Exercise aim: Exactly retype the lines from the top of the data through the line containing "const dXTicks = [0, 5, 10, 15];", leaving out every picture.

:::::

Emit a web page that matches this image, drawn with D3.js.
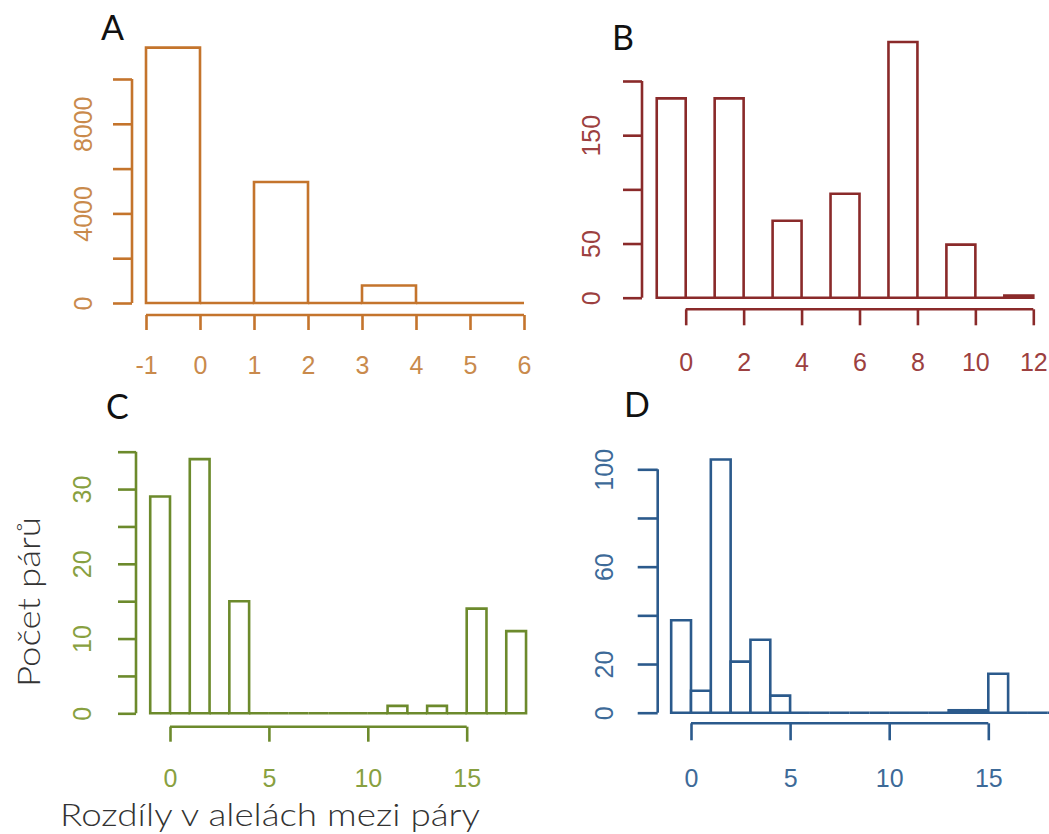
<!DOCTYPE html>
<html>
<head>
<meta charset="utf-8">
<script src="https://cdn.jsdelivr.net/npm/d3@7/dist/d3.min.js"></script>
<style>
  html, body { margin: 0; padding: 0; background: #ffffff; }
  svg { display: block; }
</style>
</head>
<body>
<svg id="chart" width="1049" height="834"></svg>
<script>
// ---------------- DATA ----------------
// Panel A
const aBreaks = [-1, 0, 1, 2, 3, 4, 5, 6];
const aCounts = [11400, 0, 5400, 0, 780, 0, 0];
const aYTicks = [0, 2000, 4000, 6000, 8000, 10000];
const aYLabels = [0, 4000, 8000];
const aXTicks = [-1, 0, 1, 2, 3, 4, 5, 6];

// Panel B
const bBreaks = [-1, 0, 1, 2, 3, 4, 5, 6, 7, 8, 9, 10, 11, 12];
const bCounts = [184, 0, 184, 0, 71, 0, 96, 0, 236, 0, 49, 0, 2];
const bYTicks = [0, 50, 100, 150, 200];
const bYLabels = [0, 50, 150];
const bXTicks = [0, 2, 4, 6, 8, 10, 12];

// Panel C
const cBreaks = [-1, 0, 1, 2, 3, 4, 5, 6, 7, 8, 9, 10, 11, 12, 13, 14, 15, 16, 17, 18];
const cCounts = [29, 0, 34, 0, 15, 0, 0, 0, 0, 0, 0, 0, 1, 0, 1, 0, 14, 0, 11];
const cYTicks = [0, 5, 10, 15, 20, 25, 30, 35];
const cYLabels = [0, 10, 20, 30];
const cXTicks = [0, 5, 10, 15];

// Panel D
const dBreaks = [-1, 0, 1, 2, 3, 4, 5, 6, 7, 8, 9, 10, 11, 12, 13, 14, 15, 16, 17, 18, 19];
const dCounts = [38, 9, 104, 21, 30, 7, 0, 0, 0, 0, 0, 0, 0, 0, 1, 1, 16, 0, 0, 0];
const dYTicks = [0, 20, 40, 60, 80, 100];
const dYLabels = [0, 20, 60, 100];
const dXTicks = [0, 5, 10, 15];

const panelLetters = ["A", "B", "C", "D"];
const yTitle = "Počet párů";
const xTitle = "Rozdíly v alelách mezi páry";

// ---------------- LAYOUT ----------------
const panels = [
  { letter: panelLetters[0], breaks: aBreaks, counts: aCounts, yTicks: aYTicks, yLabels: aYLabels, xTicks: aXTicks,
    xDom: [-1, 6], xRng: [146, 524], yDom: [0, 10000], yRng: [303, 79],
    yAxisX: 132, yTick: 19, yLabCx: 83, xAxisY: 315, xTick: 15, xLabCy: 365,
    line: "#c4742c", text: "#c98a4c", letterX: 101, letterY: 40 },
  { letter: panelLetters[1], breaks: bBreaks, counts: bCounts, yTicks: bYTicks, yLabels: bYLabels, xTicks: bXTicks,
    xDom: [0, 12], xRng: [685.7, 1033.3], yDom: [0, 200], yRng: [297.7, 81],
    yAxisX: 642, yTick: 19, yLabCx: 591, xAxisY: 309.3, xTick: 16, xLabCy: 362,
    line: "#8a2a2a", text: "#9c4040", letterX: 612, letterY: 50 },
  { letter: panelLetters[2], breaks: cBreaks, counts: cCounts, yTicks: cYTicks, yLabels: cYLabels, xTicks: cXTicks,
    xDom: [0, 15], xRng: [170, 466.7], yDom: [0, 35], yRng: [713.3, 451.7],
    yAxisX: 136, yTick: 18, yLabCx: 82, xAxisY: 726.7, xTick: 15, xLabCy: 778,
    line: "#6c8a2c", text: "#88a040", letterX: 106, letterY: 419 },
  { letter: panelLetters[3], breaks: dBreaks, counts: dCounts, yTicks: dYTicks, yLabels: dYLabels, xTicks: dXTicks,
    xDom: [0, 15], xRng: [691, 988.3], yDom: [0, 100], yRng: [712.7, 469.3],
    yAxisX: 657.7, yTick: 20, yLabCx: 604, xAxisY: 723.3, xTick: 17, xLabCy: 778,
    line: "#2b5a8c", text: "#3d6a98", letterX: 624, letterY: 417 }
];

const svg = d3.select("#chart");
const LW = 2.6;
const tickFont = "'Liberation Sans', Arial, sans-serif";
const tickFs = 25;
const titleFont = "Lato, 'Open Sans', sans-serif";

panels.forEach(p => {
  const x = d3.scaleLinear().domain(p.xDom).range(p.xRng);
  const y = d3.scaleLinear().domain(p.yDom).range(p.yRng);
  const g = svg.append("g");

  // histogram bars (as closed paths so empty bins still draw along the baseline)
  const bins = p.counts.map((c, i) => ({ x0: p.breaks[i], x1: p.breaks[i + 1], n: c }));
  g.selectAll("path.bar").data(bins).join("path")
    .attr("class", "bar")
    .attr("d", d => {
      const p0 = d3.path();
      p0.moveTo(x(d.x0), y(0));
      p0.lineTo(x(d.x0), y(d.n));
      p0.lineTo(x(d.x1), y(d.n));
      p0.lineTo(x(d.x1), y(0));
      p0.closePath();
      return p0.toString();
    })
    .attr("fill", "#ffffff")
    .attr("stroke", p.line)
    .attr("stroke-width", LW)
    .attr("stroke-linejoin", "miter");

  // y axis
  const yAx = y.copy().domain([d3.min(p.yTicks), d3.max(p.yTicks)])
    .range([y(d3.min(p.yTicks)), y(d3.max(p.yTicks))]);
  const gy = svg.append("g").attr("transform", `translate(${p.yAxisX},0)`)
    .call(d3.axisLeft(yAx).tickValues(p.yTicks).tickSize(p.yTick).tickSizeOuter(0)
      .tickFormat(v => p.yLabels.includes(v) ? String(v) : ""));
  gy.select(".domain").attr("stroke", p.line).attr("stroke-width", LW).attr("d",
    `M0,${yAx.range()[0]}V${yAx.range()[1]}`);
  gy.selectAll(".tick line").attr("stroke", p.line).attr("stroke-width", LW);
  gy.selectAll(".tick text")
    .attr("transform", "rotate(-90)")
    .attr("x", 0)
    .attr("y", -(p.yAxisX - p.yLabCx - 0.36 * tickFs))
    .attr("dy", 0)
    .attr("text-anchor", "middle")
    .attr("fill", p.text)
    .style("font-family", tickFont)
    .style("font-size", tickFs + "px");

  // x axis
  const xAx = x.copy().domain([d3.min(p.xTicks), d3.max(p.xTicks)])
    .range([x(d3.min(p.xTicks)), x(d3.max(p.xTicks))]);
  const gx = svg.append("g").attr("transform", `translate(0,${p.xAxisY})`)
    .call(d3.axisBottom(xAx).tickValues(p.xTicks).tickSize(p.xTick).tickSizeOuter(0)
      .tickFormat(d3.format("d")));
  gx.select(".domain").attr("stroke", p.line).attr("stroke-width", LW).attr("d",
    `M${xAx.range()[0]},0H${xAx.range()[1]}`);
  gx.selectAll(".tick line").attr("stroke", p.line).attr("stroke-width", LW);
  gx.selectAll(".tick text")
    .attr("y", p.xLabCy - p.xAxisY)
    .attr("dy", "0.36em")
    .attr("fill", p.text)
    .style("font-family", tickFont)
    .style("font-size", tickFs + "px")
    .text(v => v < 0 ? "-" + Math.abs(v) : String(v));

  // panel letter
  svg.append("text")
    .attr("x", p.letterX).attr("y", p.letterY)
    .attr("fill", "#111111")
    .style("font-family", titleFont)
    .style("font-size", "34px")
    .text(p.letter);
});

// axis titles
svg.append("text")
  .attr("transform", "translate(40,602) rotate(-90)")
  .attr("text-anchor", "middle")
  .attr("fill", "#333333")
  .style("font-family", titleFont)
  .style("font-size", "32px")
  .style("font-weight", 300)
  .attr("textLength", 170)
  .attr("lengthAdjust", "spacingAndGlyphs")
  .text(yTitle);

svg.append("text")
  .attr("x", 270).attr("y", 826)
  .attr("text-anchor", "middle")
  .attr("fill", "#333333")
  .style("font-family", titleFont)
  .style("font-size", "32px")
  .style("font-weight", 300)
  .attr("textLength", 420)
  .attr("lengthAdjust", "spacingAndGlyphs")
  .text(xTitle);
</script>
</body>
</html>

:::::

Task solution:
Emit a web page that matches this image, drawn with D3.js.
<!DOCTYPE html>
<html>
<head>
<meta charset="utf-8">
<script src="https://cdn.jsdelivr.net/npm/d3@7/dist/d3.min.js"></script>
<style>
  html, body { margin: 0; padding: 0; background: #ffffff; }
  svg { display: block; }
</style>
</head>
<body>
<svg id="chart" width="1049" height="834"></svg>
<script>
// ---------------- DATA ----------------
// Panel A
const aBreaks = [-1, 0, 1, 2, 3, 4, 5, 6];
const aCounts = [11400, 0, 5400, 0, 780, 0, 0];
const aYTicks = [0, 2000, 4000, 6000, 8000, 10000];
const aYLabels = [0, 4000, 8000];
const aXTicks = [-1, 0, 1, 2, 3, 4, 5, 6];

// Panel B
const bBreaks = [-1, 0, 1, 2, 3, 4, 5, 6, 7, 8, 9, 10, 11, 12];
const bCounts = [184, 0, 184, 0, 71, 0, 96, 0, 236, 0, 49, 0, 2];
const bYTicks = [0, 50, 100, 150, 200];
const bYLabels = [0, 50, 150];
const bXTicks = [0, 2, 4, 6, 8, 10, 12];

// Panel C
const cBreaks = [-1, 0, 1, 2, 3, 4, 5, 6, 7, 8, 9, 10, 11, 12, 13, 14, 15, 16, 17, 18];
const cCounts = [29, 0, 34, 0, 15, 0, 0, 0, 0, 0, 0, 0, 1, 0, 1, 0, 14, 0, 11];
const cYTicks = [0, 5, 10, 15, 20, 25, 30, 35];
const cYLabels = [0, 10, 20, 30];
const cXTicks = [0, 5, 10, 15];

// Panel D
const dBreaks = [-1, 0, 1, 2, 3, 4, 5, 6, 7, 8, 9, 10, 11, 12, 13, 14, 15, 16, 17, 18, 19];
const dCounts = [38, 9, 104, 21, 30, 7, 0, 0, 0, 0, 0, 0, 0, 0, 1, 1, 16, 0, 0, 0];
const dYTicks = [0, 20, 40, 60, 80, 100];
const dYLabels = [0, 20, 60, 100];
const dXTicks = [0, 5, 10, 15];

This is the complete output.